--- EXCERPTED RECORDS ---
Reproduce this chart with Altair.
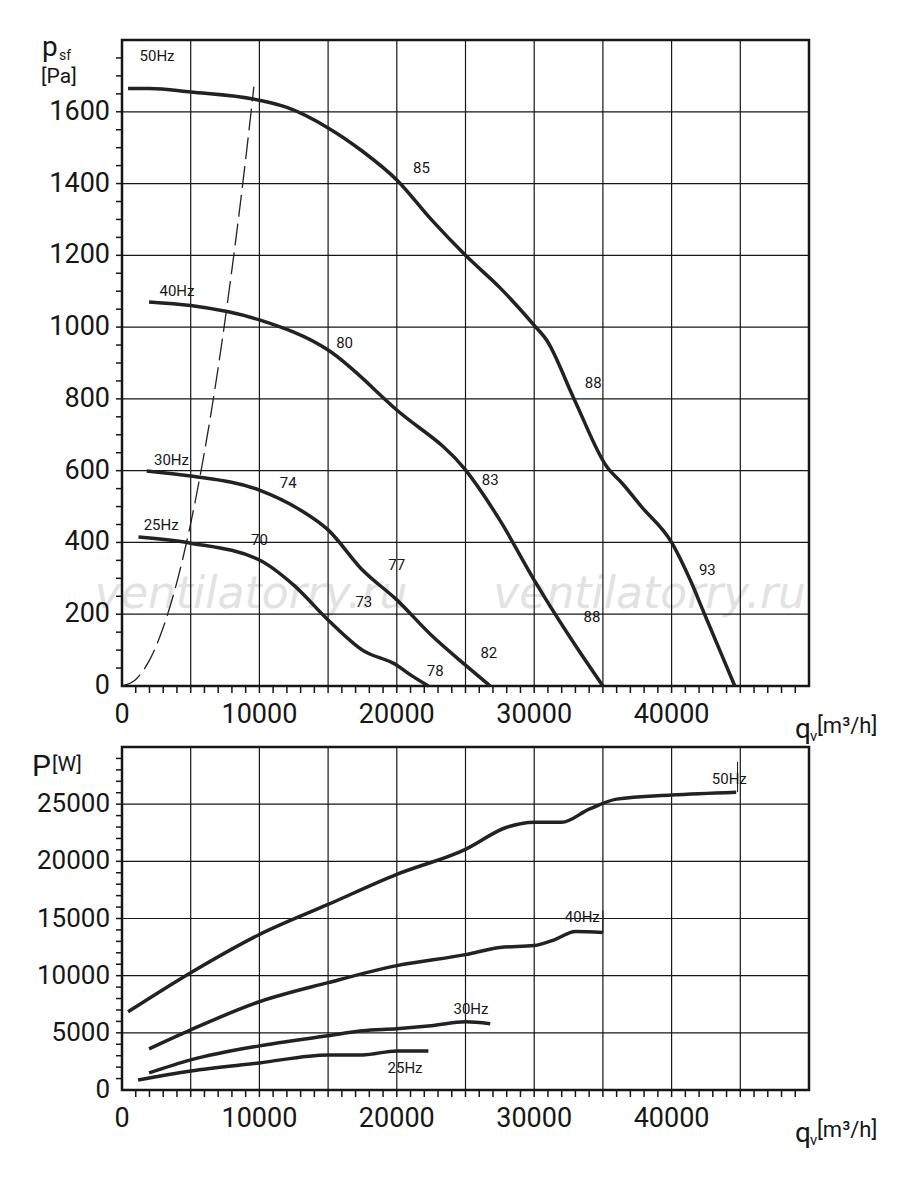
import pandas as pd
import altair as alt

FONT = "Roboto"

# --- pressure curves (q in m3/h, p in Pa) ---
q50 = [440, 2000, 5000, 10000, 12000, 15000, 17500, 20000, 22500, 25000, 27500, 30000, 30900, 32900, 35300, 36400, 37800, 40000, 41300, 42400, 44600]
p50 = [1665, 1665, 1655, 1632, 1612, 1555, 1490, 1410, 1300, 1200, 1110, 1005, 964, 800, 610, 565, 500, 400, 300, 200, 0]
q40 = [1970, 5000, 10000, 15000, 20000, 25000, 27500, 30000, 32500, 35000]
p40 = [1070, 1060, 1020, 936, 769, 602, 462, 295, 142, 0]
q30 = [1800, 5000, 10000, 13000, 15000, 17500, 20000, 22500, 25000, 26800]
p30 = [599, 585, 546, 490, 435, 323, 240, 142, 58, 0]
q25 = [1200, 5000, 10000, 12500, 15000, 17500, 20000, 21000, 22300]
p25 = [415, 398, 351, 281, 184, 100, 58, 31, 0]
q_sys = [0, 1000, 2000, 3000, 4000, 5000, 6000, 7000, 8000, 9000, 9600]
p_sys = [0, 18, 72, 163, 290, 453, 652, 887, 1160, 1468, 1670]

# --- power curves (W) ---
w50q = [440, 5000, 10000, 15000, 20000, 25000, 28000, 30000, 32000, 34000, 36000, 40000, 44700]
w50 = [6840, 10260, 13600, 16230, 18860, 21050, 22980, 23420, 23420, 24560, 25440, 25800, 26050]
w40q = [1970, 5000, 10000, 15000, 20000, 25000, 27500, 30000, 31500, 33000, 35000]
w40 = [3600, 5260, 7720, 9390, 10880, 11840, 12460, 12630, 13160, 13860, 13770]
w30q = [1970, 5000, 10000, 15000, 17500, 20000, 22500, 25000, 26800]
w30 = [1490, 2630, 3860, 4740, 5180, 5350, 5610, 5960, 5790]
w25q = [1170, 5000, 10000, 15000, 17500, 20000, 22300]
w25 = [880, 1670, 2370, 3070, 3070, 3420, 3420]

# labels
top_lbl_txt = ["50Hz", "40Hz", "30Hz", "25Hz", "85", "88", "93", "80", "83", "88", "74", "77", "82", "70", "73", "78"]
top_lbl_q = [2550, 4000, 3600, 2850, 21800, 34300, 42600, 16200, 26800, 34200, 12100, 20000, 26700, 10000, 17600, 22800]
top_lbl_p = [1755, 1100, 630, 448, 1443, 844, 323, 955, 574, 192, 565, 337, 92, 407, 234, 42]
bot_lbl_txt = ["50Hz", "40Hz", "30Hz", "25Hz"]
bot_lbl_q = [44200, 33500, 25400, 20600]
bot_lbl_w = [27200, 15090, 7100, 1930]
lead_q = [44800, 35000]
lead_w1 = [26050, 13770]
lead_w2 = [28700, 15700]

# axes
x_grid = [5000, 10000, 15000, 20000, 25000, 30000, 35000, 40000, 45000]
x_minor = [v for v in range(1000, 50000, 1000)]
x_labels = [0, 10000, 20000, 30000, 40000]
p_grid = [200, 400, 600, 800, 1000, 1200, 1400, 1600]
p_minor = [v for v in range(50, 1800, 50)]
p_labels = [0, 200, 400, 600, 800, 1000, 1200, 1400, 1600]
w_grid = [5000, 10000, 15000, 20000, 25000]
w_minor = [v for v in range(1000, 30000, 1000)]
w_labels = [0, 5000, 10000, 15000, 20000, 25000]

W = 687
H1 = 646
H2 = 343
INK = "#161616"

xs = alt.Scale(domain=[0, 50000], nice=False)


def txt(t, size, x, y, align="left", font=FONT):
    return alt.Chart(pd.DataFrame({"t": [t]})).mark_text(
        font=font, fontSize=size, align=align, color=INK).encode(
        x=alt.value(x), y=alt.value(y), text="t:N")


def panel(df, ymax, ygrid, yminor, ylabels, lbl_size, h):
    ys = alt.Scale(domain=[0, ymax], nice=False)
    xq = alt.X("q:Q", scale=xs, axis=None)
    yv = alt.Y("v:Q", scale=ys, axis=None)
    gx = alt.Chart(pd.DataFrame({"q": x_grid})).mark_rule(color=INK, strokeWidth=1.2).encode(
        x=xq, y=alt.value(0), y2=alt.value(h))
    gy = alt.Chart(pd.DataFrame({"v": ygrid})).mark_rule(color=INK, strokeWidth=1.2).encode(
        y=yv, x=alt.value(0), x2=alt.value(W))
    tx = alt.Chart(pd.DataFrame({"q": x_minor})).mark_rule(color=INK, strokeWidth=1.5).encode(
        x=xq, y=alt.value(h), y2=alt.value(h + 7))
    ty = alt.Chart(pd.DataFrame({"v": yminor})).mark_rule(color=INK, strokeWidth=1.5).encode(
        y=yv, x=alt.value(-6), x2=alt.value(0))
    lx = alt.Chart(pd.DataFrame({"q": x_labels})).mark_text(
        font=FONT, fontSize=27, color=INK, baseline="top", dy=16).encode(
        x=xq, y=alt.value(h), text=alt.Text("q:Q", format="d"))
    ly = alt.Chart(pd.DataFrame({"v": ylabels})).mark_text(
        font=FONT, fontSize=lbl_size, color=INK, align="right", baseline="middle", dx=-12).encode(
        y=yv, x=alt.value(0), text=alt.Text("v:Q", format="d"))
    box = alt.Chart(pd.DataFrame({"t": [0]})).mark_rect(filled=False, stroke=INK, strokeWidth=2.5).encode(
        x=alt.value(0), x2=alt.value(W), y=alt.value(0), y2=alt.value(h))
    lines = alt.Chart(df).mark_line(color="#222", strokeWidth=3.5, interpolate="monotone").encode(
        x=xq, y=yv, detail="s:N")
    ql = [txt("q", 28, W - 14, h + 44), txt("v", 15, W + 1, h + 50), txt("[m³/h]", 22, W + 8, h + 40)]
    return [gx, gy, tx, ty, lx, ly, box, lines] + ql, xq, yv


def frame(qs, vs, name):
    rows = []
    for s, q, v in zip(name, qs, vs):
        for a, b in zip(q, v):
            rows.append({"s": s, "q": a, "v": b})
    return pd.DataFrame(rows)


top_df = frame([q50, q40, q30, q25], [p50, p40, p30, p25], ["50", "40", "30", "25"])
top_layers, xq, yv = panel(top_df, 1800, p_grid, p_minor, p_labels, 27, H1)

wm = alt.Chart(pd.DataFrame({"t": ["ventilatorry.ru", "ventilatorry.ru"], "q": [9400, 38400], "v": [253, 253]})).mark_text(
    font="DejaVu Sans", fontSize=44, fontStyle="italic", color="#e2e2e2").encode(x=xq, y=yv, text="t:N")
sys_line = alt.Chart(pd.DataFrame({"q": q_sys, "v": p_sys})).mark_line(
    color="#222", strokeWidth=1.3, strokeDash=[22, 7], interpolate="monotone").encode(x=xq, y=yv)
top_text = alt.Chart(pd.DataFrame({"t": top_lbl_txt, "q": top_lbl_q, "v": top_lbl_p})).mark_text(
    font=FONT, fontSize=15, color=INK).encode(x=xq, y=yv, text="t:N")
top_deco = [txt("p", 28, -80, 8), txt("sf", 14, -63, 16), txt("[Pa]", 21, -81, 37)]
top = alt.layer(wm, *top_layers, sys_line, top_text, *top_deco).properties(width=W, height=H1)

bot_df = frame([w50q, w40q, w30q, w25q], [w50, w40, w30, w25], ["50", "40", "30", "25"])
bot_layers, xq, yv = panel(bot_df, 30000, w_grid, w_minor, w_labels, 26, H2)
bot_text = alt.Chart(pd.DataFrame({"t": bot_lbl_txt, "q": bot_lbl_q, "v": bot_lbl_w})).mark_text(
    font=FONT, fontSize=15, color=INK).encode(x=xq, y=yv, text="t:N")
leads = alt.Chart(pd.DataFrame({"q": lead_q, "v": lead_w1, "v2": lead_w2})).mark_rule(
    color=INK, strokeWidth=1).encode(x=xq, y=yv, y2="v2:Q")
bot_deco = [txt("P", 30, -90, 20), txt("[W]", 21, -70, 18)]
bottom = alt.layer(*bot_layers, leads, bot_text, *bot_deco).properties(width=W, height=H2)

chart = alt.vconcat(top, bottom, spacing=0).configure_view(strokeWidth=0).configure(
    padding={"left": 23, "top": 25, "right": 5, "bottom": 5}, background="white")

chart.save("out.html", embed_options={"renderer": "svg", "actions": False})
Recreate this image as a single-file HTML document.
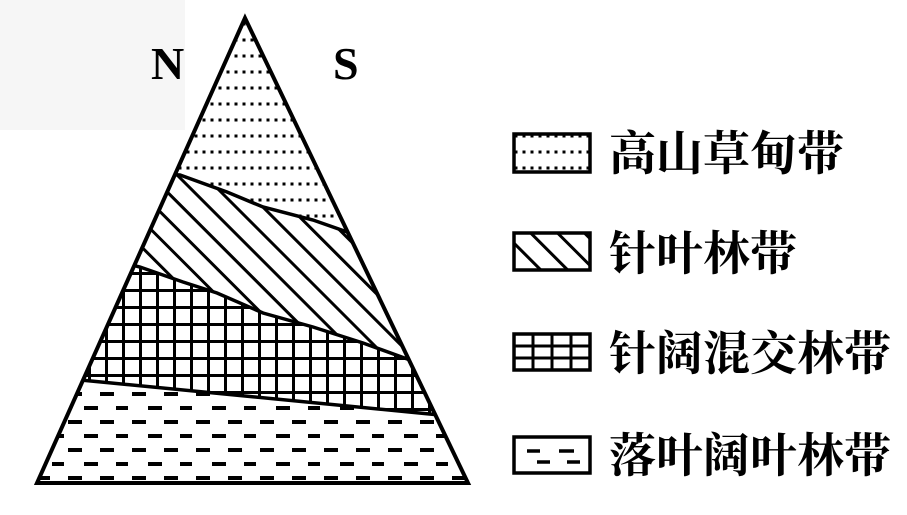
<!DOCTYPE html>
<html><head><meta charset="utf-8"><style>
html,body{margin:0;padding:0;background:#fff;width:907px;height:515px;overflow:hidden}
</style></head><body>
<svg width="907" height="515" viewBox="0 0 907 515" xmlns="http://www.w3.org/2000/svg">
<defs>
<pattern id="dots" width="8" height="16" patternUnits="userSpaceOnUse" x="0" y="4"><rect x="2.5" y="2.5" width="3" height="3" fill="#000"/></pattern>
<pattern id="hatch" width="19" height="19" patternUnits="userSpaceOnUse" patternTransform="rotate(-45)"><rect x="0" y="0" width="3" height="19" fill="#000"/></pattern>
<pattern id="grid" width="17" height="17" patternUnits="userSpaceOnUse" x="3" y="0"><rect x="0" y="0" width="3" height="17" fill="#000"/><rect x="0" y="0" width="17" height="3" fill="#000"/></pattern>
<pattern id="dash" width="64" height="28" patternUnits="userSpaceOnUse" x="0" y="390"><rect x="4" y="2" width="14" height="4" fill="#000"/><rect x="36" y="2" width="14" height="4" fill="#000"/><rect x="20" y="16" width="14" height="4" fill="#000"/><rect x="52" y="16" width="12" height="4" fill="#000"/></pattern>
<clipPath id="tri"><polygon points="245,18 37,483 468,483"/></clipPath>
</defs>
<rect x="0" y="0" width="185" height="130" fill="#f6f6f6"/>
<g clip-path="url(#tri)">
<rect x="0" y="0" width="500" height="500" fill="url(#dots)"/>
<polygon points="0,160 180,175 227,192 263,207 313,220 350,233 500,300 500,500 0,500" fill="#fff"/>
<polygon points="0,160 180,175 227,192 263,207 313,220 350,233 500,300 500,500 0,500" fill="url(#hatch)"/>
<polygon points="0,262 140,267 183,282 217,293 263,313 313,327 363,343 410,360 500,380 500,500 0,500" fill="#fff"/>
<polygon points="0,262 140,267 183,282 217,293 263,313 313,327 363,343 410,360 500,380 500,500 0,500" fill="url(#grid)"/>
<polygon points="0,373 85,380 437,415 500,421 500,500 0,500" fill="#fff"/>
<polygon points="0,373 85,380 437,415 500,421 500,500 0,500" fill="url(#dash)"/>
<polyline points="160,174 180,175 227,192 263,207 313,220 350,233 370,245" fill="none" stroke="#000" stroke-width="3.5"/>
<polyline points="120,262 140,267 183,282 217,293 263,313 313,327 363,343 410,360" fill="none" stroke="#000" stroke-width="3.5"/>
<line x1="60" y1="378" x2="460" y2="417" stroke="#000" stroke-width="3.5"/>
</g>
<polygon points="245,18 37,483 468,483" fill="none" stroke="#000" stroke-width="4" stroke-linejoin="miter"/>
<text x="151" y="79" font-family="Liberation Serif, serif" font-weight="bold" font-size="46">N</text>
<text x="333" y="79" font-family="Liberation Serif, serif" font-weight="bold" font-size="46">S</text>
<g stroke="#000" stroke-width="3.5">
<rect x="514" y="134" width="76" height="38" fill="url(#dots)"/>
<rect x="514" y="233" width="76" height="37" fill="url(#hatch)"/>
<rect x="514" y="334" width="76" height="36" fill="#fff"/>
<rect x="514" y="437" width="76" height="36" fill="#fff"/>
</g>
<g stroke="#000" stroke-width="3">
<line x1="514" y1="346" x2="590" y2="346"/><line x1="514" y1="358" x2="590" y2="358"/>
<line x1="533" y1="334" x2="533" y2="370"/><line x1="552" y1="334" x2="552" y2="370"/><line x1="571" y1="334" x2="571" y2="370"/>
<path d="M527 451h13M559 451h15M537 462h13M567 462h13" stroke-width="3.5"/>
</g>
<g font-family="Liberation Serif, 'Noto Serif CJK SC', serif" font-weight="bold" font-size="47" fill="#000">
<text x="609" y="170">高山草甸带</text>
<text x="609" y="270">针叶林带</text>
<text x="609" y="370">针阔混交林带</text>
<text x="609" y="472">落叶阔叶林带</text>
</g>
</svg>
</body></html>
---
> _WHAT THE TASK ASKS_: Starting at the top of the listing above, please restate word for word each line up to and including the one that holds "1160, 1468, 1670]", omitting every image.

> _OUTPUT FOR THIS EXERCISE_:
Reproduce this chart with Altair.
import pandas as pd
import altair as alt

FONT = "Roboto"

# --- pressure curves (q in m3/h, p in Pa) ---
q50 = [440, 2000, 5000, 10000, 12000, 15000, 17500, 20000, 22500, 25000, 27500, 30000, 30900, 32900, 35300, 36400, 37800, 40000, 41300, 42400, 44600]
p50 = [1665, 1665, 1655, 1632, 1612, 1555, 1490, 1410, 1300, 1200, 1110, 1005, 964, 800, 610, 565, 500, 400, 300, 200, 0]
q40 = [1970, 5000, 10000, 15000, 20000, 25000, 27500, 30000, 32500, 35000]
p40 = [1070, 1060, 1020, 936, 769, 602, 462, 295, 142, 0]
q30 = [1800, 5000, 10000, 13000, 15000, 17500, 20000, 22500, 25000, 26800]
p30 = [599, 585, 546, 490, 435, 323, 240, 142, 58, 0]
q25 = [1200, 5000, 10000, 12500, 15000, 17500, 20000, 21000, 22300]
p25 = [415, 398, 351, 281, 184, 100, 58, 31, 0]
q_sys = [0, 1000, 2000, 3000, 4000, 5000, 6000, 7000, 8000, 9000, 9600]
p_sys = [0, 18, 72, 163, 290, 453, 652, 887, 1160, 1468, 1670]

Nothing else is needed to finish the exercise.